Skip the pictures. Reproduce all other material exactly.

# Data lines start

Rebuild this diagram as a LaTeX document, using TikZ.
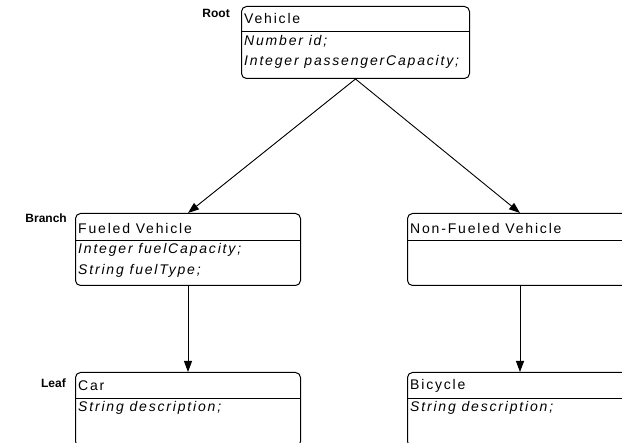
\documentclass[tikz,border=0pt]{standalone}
\usepackage{fontspec}
\setmainfont{Liberation Sans}
\usetikzlibrary{arrows.meta}
\begin{document}
\begin{tikzpicture}[x=1pt,y=-1pt,
  box/.style={draw=black,line width=1pt,rounded corners=5pt,anchor=north west,inner sep=0pt},
  title/.style={anchor=west,inner sep=0pt,font=\fontsize{14}{16}\selectfont\addfontfeature{LetterSpace=13}},
  attr/.style={anchor=west,inner sep=0pt,font=\fontsize{14}{16}\selectfont\itshape\addfontfeature{LetterSpace=13}},
  lvl/.style={anchor=east,inner sep=0pt,font=\fontsize{12}{14}\selectfont\bfseries},
  conn/.style={draw=black,line width=0.9pt,-{Triangle[length=11pt,width=8pt]}},
  div/.style={draw=black,line width=0.9pt}]
\useasboundingbox (0,0) rectangle (622,443);
\clip (0,0) rectangle (622,443);
% boxes
\node[box,minimum width=228pt,minimum height=72pt] (root) at (241,6) {};
\node[box,minimum width=225pt,minimum height=72pt] (fueled) at (75,213) {};
\node[box,minimum width=225pt,minimum height=72pt] (nonfueled) at (407,213) {};
\node[box,minimum width=225pt,minimum height=74pt] (car) at (75,372) {};
\node[box,minimum width=225pt,minimum height=74pt] (bicycle) at (407,372) {};
% dividers
\coordinate (rd1) at (241,31); \coordinate (rd2) at (469,31);
\draw[div] (rd1) -- (rd2);
\coordinate (fd1) at (75,240); \coordinate (fd2) at (300,240);
\draw[div] (fd1) -- (fd2);
\coordinate (nd1) at (407,240); \coordinate (nd2) at (622,240);
\draw[div] (nd1) -- (nd2);
\coordinate (cd1) at (75,398); \coordinate (cd2) at (300,398);
\draw[div] (cd1) -- (cd2);
\coordinate (bd1) at (407,398); \coordinate (bd2) at (622,398);
\draw[div] (bd1) -- (bd2);
% texts
\node[title] (t1) at (244,18.5) {Vehicle};
\node[attr] (a1) at (244,41.5) {Number id;};
\node[attr] (a2) at (244,62) {Integer passengerCapacity;};
\node[title] (t2) at (78,228.5) {Fueled Vehicle};
\node[attr] (a3) at (78,250) {Integer fuelCapacity;};
\node[attr] (a4) at (78,271) {String fuelType;};
\node[title] (t3) at (410,228.5) {Non-Fueled Vehicle};
\node[title] (t4) at (78,386) {Car};
\node[attr] (a5) at (78,408) {String description;};
\node[title] (t5) at (410,386) {Bicycle};
\node[attr] (a6) at (410,408) {String description;};
% level labels
\node[lvl] (lroot) at (230,13.5) {Root};
\node[lvl] (lbranch) at (67,218) {Branch};
\node[lvl] (lleaf) at (66,383) {Leaf};
% connectors
\draw[conn] (root.south) -- (fueled.north);
\draw[conn] (root.south) -- (nonfueled.north);
\draw[conn] (fueled.south) -- (car.north);
\draw[conn] (nonfueled.south) -- (bicycle.north);
\end{tikzpicture}
\end{document}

# Data lines end

### Solution
Rebuild this diagram as a LaTeX document, using TikZ.
\documentclass[tikz,border=0pt]{standalone}
\usepackage{fontspec}
\setmainfont{Liberation Sans}
\usetikzlibrary{arrows.meta}
\begin{document}
\begin{tikzpicture}[x=1pt,y=-1pt,
  box/.style={draw=black,line width=1pt,rounded corners=5pt,anchor=north west,inner sep=0pt},
  title/.style={anchor=west,inner sep=0pt,font=\fontsize{14}{16}\selectfont\addfontfeature{LetterSpace=13}},
  attr/.style={anchor=west,inner sep=0pt,font=\fontsize{14}{16}\selectfont\itshape\addfontfeature{LetterSpace=13}},
  lvl/.style={anchor=east,inner sep=0pt,font=\fontsize{12}{14}\selectfont\bfseries},
  conn/.style={draw=black,line width=0.9pt,-{Triangle[length=11pt,width=8pt]}},
  div/.style={draw=black,line width=0.9pt}]
\useasboundingbox (0,0) rectangle (622,443);
\clip (0,0) rectangle (622,443);
% boxes
\node[box,minimum width=228pt,minimum height=72pt] (root) at (241,6) {};
\node[box,minimum width=225pt,minimum height=72pt] (fueled) at (75,213) {};
\node[box,minimum width=225pt,minimum height=72pt] (nonfueled) at (407,213) {};
\node[box,minimum width=225pt,minimum height=74pt] (car) at (75,372) {};
\node[box,minimum width=225pt,minimum height=74pt] (bicycle) at (407,372) {};
% dividers
\coordinate (rd1) at (241,31); \coordinate (rd2) at (469,31);
\draw[div] (rd1) -- (rd2);
\coordinate (fd1) at (75,240); \coordinate (fd2) at (300,240);
\draw[div] (fd1) -- (fd2);
\coordinate (nd1) at (407,240); \coordinate (nd2) at (622,240);
\draw[div] (nd1) -- (nd2);
\coordinate (cd1) at (75,398); \coordinate (cd2) at (300,398);
\draw[div] (cd1) -- (cd2);
\coordinate (bd1) at (407,398); \coordinate (bd2) at (622,398);
\draw[div] (bd1) -- (bd2);
% texts
\node[title] (t1) at (244,18.5) {Vehicle};
\node[attr] (a1) at (244,41.5) {Number id;};
\node[attr] (a2) at (244,62) {Integer passengerCapacity;};
\node[title] (t2) at (78,228.5) {Fueled Vehicle};
\node[attr] (a3) at (78,250) {Integer fuelCapacity;};
\node[attr] (a4) at (78,271) {String fuelType;};
\node[title] (t3) at (410,228.5) {Non-Fueled Vehicle};
\node[title] (t4) at (78,386) {Car};
\node[attr] (a5) at (78,408) {String description;};
\node[title] (t5) at (410,386) {Bicycle};
\node[attr] (a6) at (410,408) {String description;};
% level labels
\node[lvl] (lroot) at (230,13.5) {Root};
\node[lvl] (lbranch) at (67,218) {Branch};
\node[lvl] (lleaf) at (66,383) {Leaf};
% connectors
\draw[conn] (root.south) -- (fueled.north);
\draw[conn] (root.south) -- (nonfueled.north);
\draw[conn] (fueled.south) -- (car.north);
\draw[conn] (nonfueled.south) -- (bicycle.north);
\end{tikzpicture}
\end{document}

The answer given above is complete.